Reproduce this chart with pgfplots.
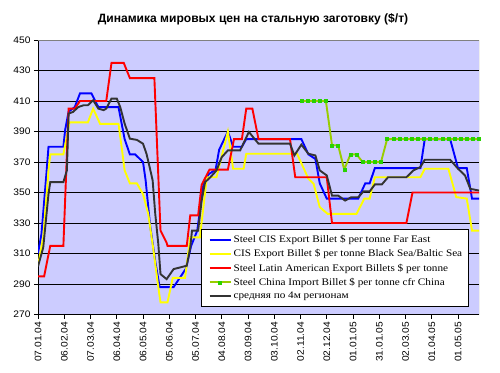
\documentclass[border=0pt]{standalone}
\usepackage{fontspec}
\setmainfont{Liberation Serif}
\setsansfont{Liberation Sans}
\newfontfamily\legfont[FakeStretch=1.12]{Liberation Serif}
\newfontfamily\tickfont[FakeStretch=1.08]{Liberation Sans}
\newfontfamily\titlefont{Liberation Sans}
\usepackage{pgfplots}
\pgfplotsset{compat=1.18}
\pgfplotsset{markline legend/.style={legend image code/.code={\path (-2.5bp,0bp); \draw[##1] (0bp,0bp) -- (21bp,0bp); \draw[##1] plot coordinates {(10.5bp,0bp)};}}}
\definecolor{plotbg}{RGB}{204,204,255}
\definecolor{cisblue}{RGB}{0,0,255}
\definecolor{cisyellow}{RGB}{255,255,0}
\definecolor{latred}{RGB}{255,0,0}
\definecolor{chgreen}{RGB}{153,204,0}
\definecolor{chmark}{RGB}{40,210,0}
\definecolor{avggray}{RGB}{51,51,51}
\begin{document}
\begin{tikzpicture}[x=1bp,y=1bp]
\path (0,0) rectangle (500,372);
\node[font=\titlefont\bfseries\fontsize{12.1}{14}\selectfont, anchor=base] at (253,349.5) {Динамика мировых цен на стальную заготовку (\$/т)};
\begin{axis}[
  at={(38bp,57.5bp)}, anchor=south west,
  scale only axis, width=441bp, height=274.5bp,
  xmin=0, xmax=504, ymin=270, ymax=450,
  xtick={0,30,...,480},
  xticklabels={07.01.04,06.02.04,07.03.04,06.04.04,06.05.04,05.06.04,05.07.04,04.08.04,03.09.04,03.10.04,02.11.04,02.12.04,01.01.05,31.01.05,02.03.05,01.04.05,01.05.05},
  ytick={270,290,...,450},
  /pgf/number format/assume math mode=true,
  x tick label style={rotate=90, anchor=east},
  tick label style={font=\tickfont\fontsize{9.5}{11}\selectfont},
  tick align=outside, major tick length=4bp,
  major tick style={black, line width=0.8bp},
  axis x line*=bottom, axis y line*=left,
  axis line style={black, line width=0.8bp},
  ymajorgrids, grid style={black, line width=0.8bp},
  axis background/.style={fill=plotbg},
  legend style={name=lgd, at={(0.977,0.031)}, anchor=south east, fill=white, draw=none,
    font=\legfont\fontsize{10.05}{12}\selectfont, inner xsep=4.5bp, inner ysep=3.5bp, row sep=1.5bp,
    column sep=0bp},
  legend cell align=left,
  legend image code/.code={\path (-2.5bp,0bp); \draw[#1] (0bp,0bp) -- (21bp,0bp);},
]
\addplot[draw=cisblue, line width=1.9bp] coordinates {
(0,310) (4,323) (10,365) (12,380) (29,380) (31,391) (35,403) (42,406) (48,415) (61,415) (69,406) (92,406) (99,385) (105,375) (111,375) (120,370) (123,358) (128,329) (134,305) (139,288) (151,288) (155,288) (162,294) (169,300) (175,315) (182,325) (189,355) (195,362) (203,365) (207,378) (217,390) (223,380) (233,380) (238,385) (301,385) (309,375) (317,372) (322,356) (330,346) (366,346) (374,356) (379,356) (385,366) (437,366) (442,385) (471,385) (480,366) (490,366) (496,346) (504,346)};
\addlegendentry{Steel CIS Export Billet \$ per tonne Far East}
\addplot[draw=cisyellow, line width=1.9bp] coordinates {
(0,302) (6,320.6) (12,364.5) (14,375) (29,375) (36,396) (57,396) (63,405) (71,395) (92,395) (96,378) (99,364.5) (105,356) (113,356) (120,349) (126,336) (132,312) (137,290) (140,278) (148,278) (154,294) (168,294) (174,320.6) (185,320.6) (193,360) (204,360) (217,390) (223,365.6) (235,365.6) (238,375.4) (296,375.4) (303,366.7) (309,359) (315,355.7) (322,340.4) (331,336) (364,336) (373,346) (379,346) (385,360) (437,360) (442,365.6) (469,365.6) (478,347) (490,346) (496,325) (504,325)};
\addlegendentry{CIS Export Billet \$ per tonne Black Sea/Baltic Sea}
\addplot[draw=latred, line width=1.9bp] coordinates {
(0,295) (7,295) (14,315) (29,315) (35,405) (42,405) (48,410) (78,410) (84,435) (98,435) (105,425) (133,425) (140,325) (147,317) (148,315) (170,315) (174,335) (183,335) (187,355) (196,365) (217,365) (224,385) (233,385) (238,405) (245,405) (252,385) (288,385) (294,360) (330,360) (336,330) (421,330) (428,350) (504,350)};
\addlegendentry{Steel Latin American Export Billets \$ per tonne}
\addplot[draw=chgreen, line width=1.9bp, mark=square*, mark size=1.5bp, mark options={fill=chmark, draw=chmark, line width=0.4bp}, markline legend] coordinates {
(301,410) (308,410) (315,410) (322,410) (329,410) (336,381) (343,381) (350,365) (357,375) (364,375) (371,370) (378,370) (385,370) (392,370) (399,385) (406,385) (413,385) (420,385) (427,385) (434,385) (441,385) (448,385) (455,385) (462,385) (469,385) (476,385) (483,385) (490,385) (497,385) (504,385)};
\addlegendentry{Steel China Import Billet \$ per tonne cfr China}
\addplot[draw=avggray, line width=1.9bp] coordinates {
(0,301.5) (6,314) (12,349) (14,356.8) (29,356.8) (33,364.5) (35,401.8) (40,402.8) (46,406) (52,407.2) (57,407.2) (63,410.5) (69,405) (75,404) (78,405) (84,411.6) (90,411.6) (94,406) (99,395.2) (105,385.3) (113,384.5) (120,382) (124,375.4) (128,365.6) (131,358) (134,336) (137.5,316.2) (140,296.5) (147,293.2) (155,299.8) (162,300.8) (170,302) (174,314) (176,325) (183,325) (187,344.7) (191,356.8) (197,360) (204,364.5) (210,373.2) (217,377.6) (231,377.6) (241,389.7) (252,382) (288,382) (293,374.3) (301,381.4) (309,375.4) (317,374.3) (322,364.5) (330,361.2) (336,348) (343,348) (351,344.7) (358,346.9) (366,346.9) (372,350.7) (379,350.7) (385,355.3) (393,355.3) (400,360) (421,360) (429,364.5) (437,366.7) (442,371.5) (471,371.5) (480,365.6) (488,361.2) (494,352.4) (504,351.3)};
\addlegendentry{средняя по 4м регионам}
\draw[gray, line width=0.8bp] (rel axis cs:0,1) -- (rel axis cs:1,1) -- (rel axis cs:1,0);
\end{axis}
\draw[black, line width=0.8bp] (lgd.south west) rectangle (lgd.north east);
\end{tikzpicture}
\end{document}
====
__STATED PROBLEM__: Write out each line again precisely as it appears, skipping every picture.

__REPLY TO THE EXERCISE__:
Reproduce this chart with pgfplots.
\documentclass[border=0pt]{standalone}
\usepackage{fontspec}
\setmainfont{Liberation Serif}
\setsansfont{Liberation Sans}
\newfontfamily\legfont[FakeStretch=1.12]{Liberation Serif}
\newfontfamily\tickfont[FakeStretch=1.08]{Liberation Sans}
\newfontfamily\titlefont{Liberation Sans}
\usepackage{pgfplots}
\pgfplotsset{compat=1.18}
\pgfplotsset{markline legend/.style={legend image code/.code={\path (-2.5bp,0bp); \draw[##1] (0bp,0bp) -- (21bp,0bp); \draw[##1] plot coordinates {(10.5bp,0bp)};}}}
\definecolor{plotbg}{RGB}{204,204,255}
\definecolor{cisblue}{RGB}{0,0,255}
\definecolor{cisyellow}{RGB}{255,255,0}
\definecolor{latred}{RGB}{255,0,0}
\definecolor{chgreen}{RGB}{153,204,0}
\definecolor{chmark}{RGB}{40,210,0}
\definecolor{avggray}{RGB}{51,51,51}
\begin{document}
\begin{tikzpicture}[x=1bp,y=1bp]
\path (0,0) rectangle (500,372);
\node[font=\titlefont\bfseries\fontsize{12.1}{14}\selectfont, anchor=base] at (253,349.5) {Динамика мировых цен на стальную заготовку (\$/т)};
\begin{axis}[
  at={(38bp,57.5bp)}, anchor=south west,
  scale only axis, width=441bp, height=274.5bp,
  xmin=0, xmax=504, ymin=270, ymax=450,
  xtick={0,30,...,480},
  xticklabels={07.01.04,06.02.04,07.03.04,06.04.04,06.05.04,05.06.04,05.07.04,04.08.04,03.09.04,03.10.04,02.11.04,02.12.04,01.01.05,31.01.05,02.03.05,01.04.05,01.05.05},
  ytick={270,290,...,450},
  /pgf/number format/assume math mode=true,
  x tick label style={rotate=90, anchor=east},
  tick label style={font=\tickfont\fontsize{9.5}{11}\selectfont},
  tick align=outside, major tick length=4bp,
  major tick style={black, line width=0.8bp},
  axis x line*=bottom, axis y line*=left,
  axis line style={black, line width=0.8bp},
  ymajorgrids, grid style={black, line width=0.8bp},
  axis background/.style={fill=plotbg},
  legend style={name=lgd, at={(0.977,0.031)}, anchor=south east, fill=white, draw=none,
    font=\legfont\fontsize{10.05}{12}\selectfont, inner xsep=4.5bp, inner ysep=3.5bp, row sep=1.5bp,
    column sep=0bp},
  legend cell align=left,
  legend image code/.code={\path (-2.5bp,0bp); \draw[#1] (0bp,0bp) -- (21bp,0bp);},
]
\addplot[draw=cisblue, line width=1.9bp] coordinates {
(0,310) (4,323) (10,365) (12,380) (29,380) (31,391) (35,403) (42,406) (48,415) (61,415) (69,406) (92,406) (99,385) (105,375) (111,375) (120,370) (123,358) (128,329) (134,305) (139,288) (151,288) (155,288) (162,294) (169,300) (175,315) (182,325) (189,355) (195,362) (203,365) (207,378) (217,390) (223,380) (233,380) (238,385) (301,385) (309,375) (317,372) (322,356) (330,346) (366,346) (374,356) (379,356) (385,366) (437,366) (442,385) (471,385) (480,366) (490,366) (496,346) (504,346)};
\addlegendentry{Steel CIS Export Billet \$ per tonne Far East}
\addplot[draw=cisyellow, line width=1.9bp] coordinates {
(0,302) (6,320.6) (12,364.5) (14,375) (29,375) (36,396) (57,396) (63,405) (71,395) (92,395) (96,378) (99,364.5) (105,356) (113,356) (120,349) (126,336) (132,312) (137,290) (140,278) (148,278) (154,294) (168,294) (174,320.6) (185,320.6) (193,360) (204,360) (217,390) (223,365.6) (235,365.6) (238,375.4) (296,375.4) (303,366.7) (309,359) (315,355.7) (322,340.4) (331,336) (364,336) (373,346) (379,346) (385,360) (437,360) (442,365.6) (469,365.6) (478,347) (490,346) (496,325) (504,325)};
\addlegendentry{CIS Export Billet \$ per tonne Black Sea/Baltic Sea}
\addplot[draw=latred, line width=1.9bp] coordinates {
(0,295) (7,295) (14,315) (29,315) (35,405) (42,405) (48,410) (78,410) (84,435) (98,435) (105,425) (133,425) (140,325) (147,317) (148,315) (170,315) (174,335) (183,335) (187,355) (196,365) (217,365) (224,385) (233,385) (238,405) (245,405) (252,385) (288,385) (294,360) (330,360) (336,330) (421,330) (428,350) (504,350)};
\addlegendentry{Steel Latin American Export Billets \$ per tonne}
\addplot[draw=chgreen, line width=1.9bp, mark=square*, mark size=1.5bp, mark options={fill=chmark, draw=chmark, line width=0.4bp}, markline legend] coordinates {
(301,410) (308,410) (315,410) (322,410) (329,410) (336,381) (343,381) (350,365) (357,375) (364,375) (371,370) (378,370) (385,370) (392,370) (399,385) (406,385) (413,385) (420,385) (427,385) (434,385) (441,385) (448,385) (455,385) (462,385) (469,385) (476,385) (483,385) (490,385) (497,385) (504,385)};
\addlegendentry{Steel China Import Billet \$ per tonne cfr China}
\addplot[draw=avggray, line width=1.9bp] coordinates {
(0,301.5) (6,314) (12,349) (14,356.8) (29,356.8) (33,364.5) (35,401.8) (40,402.8) (46,406) (52,407.2) (57,407.2) (63,410.5) (69,405) (75,404) (78,405) (84,411.6) (90,411.6) (94,406) (99,395.2) (105,385.3) (113,384.5) (120,382) (124,375.4) (128,365.6) (131,358) (134,336) (137.5,316.2) (140,296.5) (147,293.2) (155,299.8) (162,300.8) (170,302) (174,314) (176,325) (183,325) (187,344.7) (191,356.8) (197,360) (204,364.5) (210,373.2) (217,377.6) (231,377.6) (241,389.7) (252,382) (288,382) (293,374.3) (301,381.4) (309,375.4) (317,374.3) (322,364.5) (330,361.2) (336,348) (343,348) (351,344.7) (358,346.9) (366,346.9) (372,350.7) (379,350.7) (385,355.3) (393,355.3) (400,360) (421,360) (429,364.5) (437,366.7) (442,371.5) (471,371.5) (480,365.6) (488,361.2) (494,352.4) (504,351.3)};
\addlegendentry{средняя по 4м регионам}
\draw[gray, line width=0.8bp] (rel axis cs:0,1) -- (rel axis cs:1,1) -- (rel axis cs:1,0);
\end{axis}
\draw[black, line width=0.8bp] (lgd.south west) rectangle (lgd.north east);
\end{tikzpicture}
\end{document}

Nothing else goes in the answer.